Edge-segregated ternary Pd–Pt–Ni spiral nanosheets as high-performance bifunctional oxygen redox electrocatalysts for rechargeable zinc–air batteries

Abstract

Rational design of high-performance bifunctional electrocatalysts to simultaneously accelerate the sluggish reversible oxygen reduction and evolution reactions (ORR and OER) is an enormous challenge that restricts the working efficiency and rechargeable cyclability of metal–air batteries. Here we report a facile one-pot synthesis of edge-segregated trimetallic Pd–Pt–Ni spiral nanosheets (SpNSs) to serve as active dual-electrocatalysts toward ORR and OER electrocatalysis under alkaline conditions, showcasing a workable cathode electrocatalyst for high-performance and rechargeable zinc–air batteries (ZABs).

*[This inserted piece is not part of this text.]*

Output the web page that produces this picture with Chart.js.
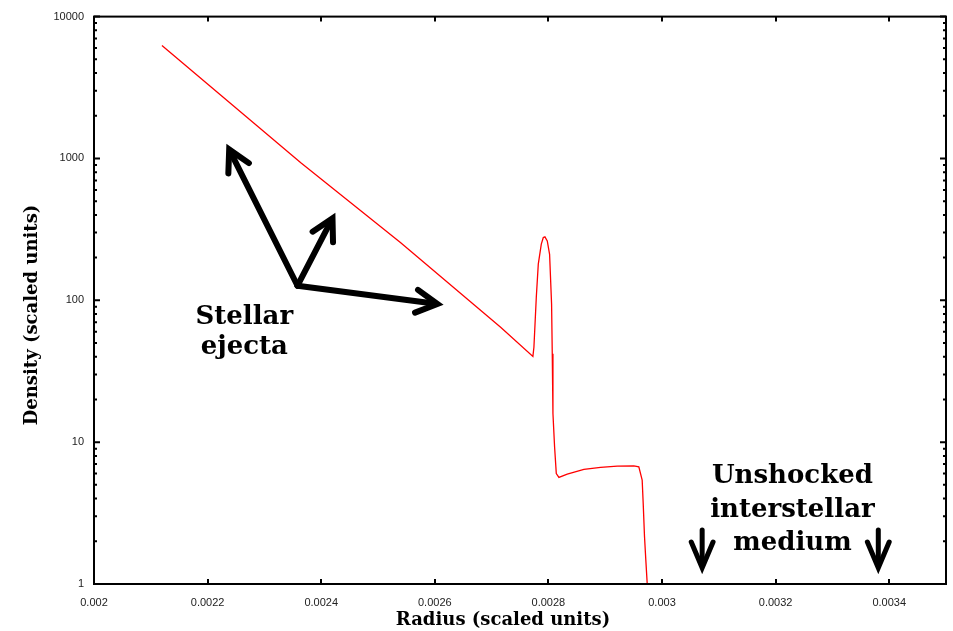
<!DOCTYPE html>
<html>
<head>
<meta charset="utf-8">
<script src="https://cdn.jsdelivr.net/npm/chart.js@4"></script>
<style>
  html, body { margin: 0; padding: 0; background: #fff; }
  #wrap { width: 953px; height: 631px; position: relative; }
</style>
</head>
<body>
<div id="wrap"><canvas id="c"></canvas></div>
<script>
// ---- data ----
const radius = [0.0021196, 0.0023641, 0.0025400, 0.0027159, 0.0027727, 0.0027745, 0.0027787, 0.0027822, 0.0027875,
  0.0027910, 0.0027939, 0.0027980, 0.0028021, 0.0028056, 0.0028068, 0.0028080, 0.0028109, 0.0028139, 0.0028185,
  0.0028332, 0.0028625, 0.0028918, 0.0029212, 0.0029504, 0.0029592, 0.0029651, 0.0029669, 0.0029692, 0.0029715, 0.0029740];
const density = [6250, 931, 255, 64.5, 40.2, 46.7, 105, 180, 249,
  277, 280, 262, 211, 94, 42, 15.9, 9.25, 6.0, 5.64,
  5.95, 6.42, 6.63, 6.78, 6.81, 6.7, 5.4, 3.7, 2.16, 1.48, 1.0];

const xTicks = [0.002, 0.0022, 0.0024, 0.0026, 0.0028, 0.003, 0.0032, 0.0034];
const xTickLabels = ['0.002', '0.0022', '0.0024', '0.0026', '0.0028', '0.003', '0.0032', '0.0034'];
const yTicks = [1, 10, 100, 1000, 10000];
const yTickLabels = ['1', '10', '100', '1000', '10000'];

const xTitle = 'Radius (scaled units)';
const yTitle = 'Density (scaled units)';

// annotations (data coordinates)
const ejectaArrowFrom = [0.0023583, 126.7];
const ejectaArrowTips = [[0.0022380, 1157], [0.0024199, 378.8], [0.0026046, 94.2]];
const ejectaLabel = ['Stellar', 'ejecta'];
const ejectaLabelAt = [0.0022647, 68.5];
const ismArrowsX = [0.0030707, 0.0033808];
const ismArrowTop = 2.40;
const ismArrowBottom = 1.30;
const ismLabel = ['Unshocked', 'interstellar', 'medium'];
const ismLabelAt = [0.0032296, 5.14];

const points = radius.map((r, i) => ({ x: r, y: density[i] }));

function arrow(ctx, x1, y1, x2, y2, head, half, lw) {
  const a = Math.atan2(y2 - y1, x2 - x1);
  ctx.save();
  ctx.strokeStyle = '#000';
  ctx.lineWidth = lw;
  ctx.lineCap = 'round';
  ctx.lineJoin = 'miter';
  ctx.beginPath();
  ctx.moveTo(x1, y1);
  ctx.lineTo(x2 - Math.cos(a) * lw * 0.6, y2 - Math.sin(a) * lw * 0.6);
  ctx.stroke();
  ctx.beginPath();
  ctx.moveTo(x2 - head * Math.cos(a - half), y2 - head * Math.sin(a - half));
  ctx.lineTo(x2, y2);
  ctx.lineTo(x2 - head * Math.cos(a + half), y2 - head * Math.sin(a + half));
  ctx.stroke();
  ctx.restore();
}

const decor = {
  id: 'decor',
  afterDraw(chart) {
    const ctx = chart.ctx;
    const xs = chart.scales.x, ys = chart.scales.y;
    const ca = chart.chartArea;
    ctx.save();
    // frame
    ctx.strokeStyle = '#000';
    ctx.lineWidth = 2;
    ctx.strokeRect(ca.left, ca.top, ca.right - ca.left, ca.bottom - ca.top);
    // x ticks (bottom & top, inward)
    ctx.beginPath();
    xTicks.forEach(v => {
      const px = Math.round(xs.getPixelForValue(v));
      if (v > xs.min + 1e-9) {
        ctx.moveTo(px, ca.bottom); ctx.lineTo(px, ca.bottom - 5);
        ctx.moveTo(px, ca.top); ctx.lineTo(px, ca.top + 5);
      }
    });
    ctx.stroke();
    // y ticks major + minor (left & right, inward)
    ctx.beginPath();
    for (let d = 0; d < yTicks.length; d++) {
      const base = yTicks[d];
      for (let m = 1; m <= 9; m++) {
        const v = base * m;
        if (v > ys.max + 1e-9) break;
        const py = ys.getPixelForValue(v);
        const len = m === 1 ? 6 : 3;
        ctx.moveTo(ca.left, py); ctx.lineTo(ca.left + len, py);
        ctx.moveTo(ca.right, py); ctx.lineTo(ca.right - len, py);
      }
    }
    ctx.stroke();
    // axis titles
    ctx.fillStyle = '#000';
    ctx.font = 'bold 18px "DejaVu Serif"';
    ctx.textAlign = 'center';
    ctx.textBaseline = 'alphabetic';
    ctx.fillText(xTitle, 503, 625);
    ctx.save();
    ctx.translate(37, 315);
    ctx.rotate(-Math.PI / 2);
    ctx.fillText(yTitle, 0, 0);
    ctx.restore();

    // annotations
    const ox = xs.getPixelForValue(ejectaArrowFrom[0]);
    const oy = ys.getPixelForValue(ejectaArrowFrom[1]);
    ejectaArrowTips.forEach(t => {
      arrow(ctx, ox, oy, xs.getPixelForValue(t[0]), ys.getPixelForValue(t[1]), 24, 0.5, 6);
    });
    ismArrowsX.forEach(x => {
      const px = xs.getPixelForValue(x);
      arrow(ctx, px, ys.getPixelForValue(ismArrowTop), px, ys.getPixelForValue(ismArrowBottom), 28, 0.4, 5);
    });
    ctx.font = 'bold 26px "DejaVu Serif"';
    ctx.textAlign = 'center';
    const ex = xs.getPixelForValue(ejectaLabelAt[0]);
    const ey = ys.getPixelForValue(ejectaLabelAt[1]);
    ejectaLabel.forEach((s, i) => ctx.fillText(s, ex, ey + i * 30));
    const ix = xs.getPixelForValue(ismLabelAt[0]);
    const iy = ys.getPixelForValue(ismLabelAt[1]);
    ismLabel.forEach((s, i) => ctx.fillText(s, ix, iy + i * 33.5));
    ctx.restore();
  }
};

new Chart(document.getElementById('c'), {
  type: 'line',
  data: {
    datasets: [{
      data: points,
      borderColor: '#ff0000',
      borderWidth: 1.3,
      pointRadius: 0,
      tension: 0,
      fill: false
    }]
  },
  options: {
    responsive: true,
    maintainAspectRatio: false,
    animation: false,
    layout: { padding: { top: 15, right: 7, left: 0, bottom: 0 } },
    plugins: { legend: { display: false }, tooltip: { enabled: false } },
    scales: {
      x: {
        type: 'linear',
        min: 0.002,
        max: 0.0035,
        afterBuildTicks: s => { s.ticks = xTicks.map(v => ({ value: v })); },
        afterFit: s => { s.height = 47; },
        grid: { display: false, drawTicks: false },
        border: { display: false },
        ticks: {
          autoSkip: false,
          maxRotation: 0,
          padding: 12,
          color: '#222',
          font: { family: '"Liberation Sans", Arial, sans-serif', size: 11 },
          callback: (v, i) => xTickLabels[i]
        }
      },
      y: {
        type: 'logarithmic',
        min: 1,
        max: 10000,
        afterBuildTicks: s => { s.ticks = yTicks.map(v => ({ value: v, major: true })); },
        afterFit: s => { s.width = 94; },
        grid: { display: false, drawTicks: false },
        border: { display: false },
        ticks: {
          autoSkip: false,
          padding: 10,
          color: '#222',
          font: { family: '"Liberation Sans", Arial, sans-serif', size: 11 },
          callback: (v, i) => yTickLabels[i]
        }
      }
    }
  },
  plugins: [decor]
});
</script>
</body>
</html>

These trimetallic SpNSs are generated from a template-directed, spiral dislocation growth process with the later deposited Pt–Ni active ingredient mainly segregated at the low-coordinated edges. Partial in situ oxidation of incorporated Ni generates highly dispersed NiO_x species which play a crucial role in modulating the electronic structure of Pd and Pt and providing strong hydroxyl adsorption sites. Owing to these merits, the Pd₄₅Pt₄₄Ni₁₁ SpNSs exhibit excellent ORR mass activity (4.90 A mg_Pd+Pt⁻¹) in 0.1 M KOH, which is 28.8 times that of commercial Pt/C. Meanwhile, they require a substantially lower overpotential than Pt/C and Ni-free counterparts to attain a current density of 10 mA cm⁻² for the reverse OER. When employed as the cathode in a practical ZAB, the Pd₄₅Pt₄₄Ni₁₁ SpNSs present greatly improved power density and rechargeability compared to the Pt/C benchmark. This work realizes atomic-level manipulation for the distribution of active ingredients on ultrathin 2D multimetallic nanostructures, offering a novel platform for the exploration of high-performance energy conversion heterocatalysts.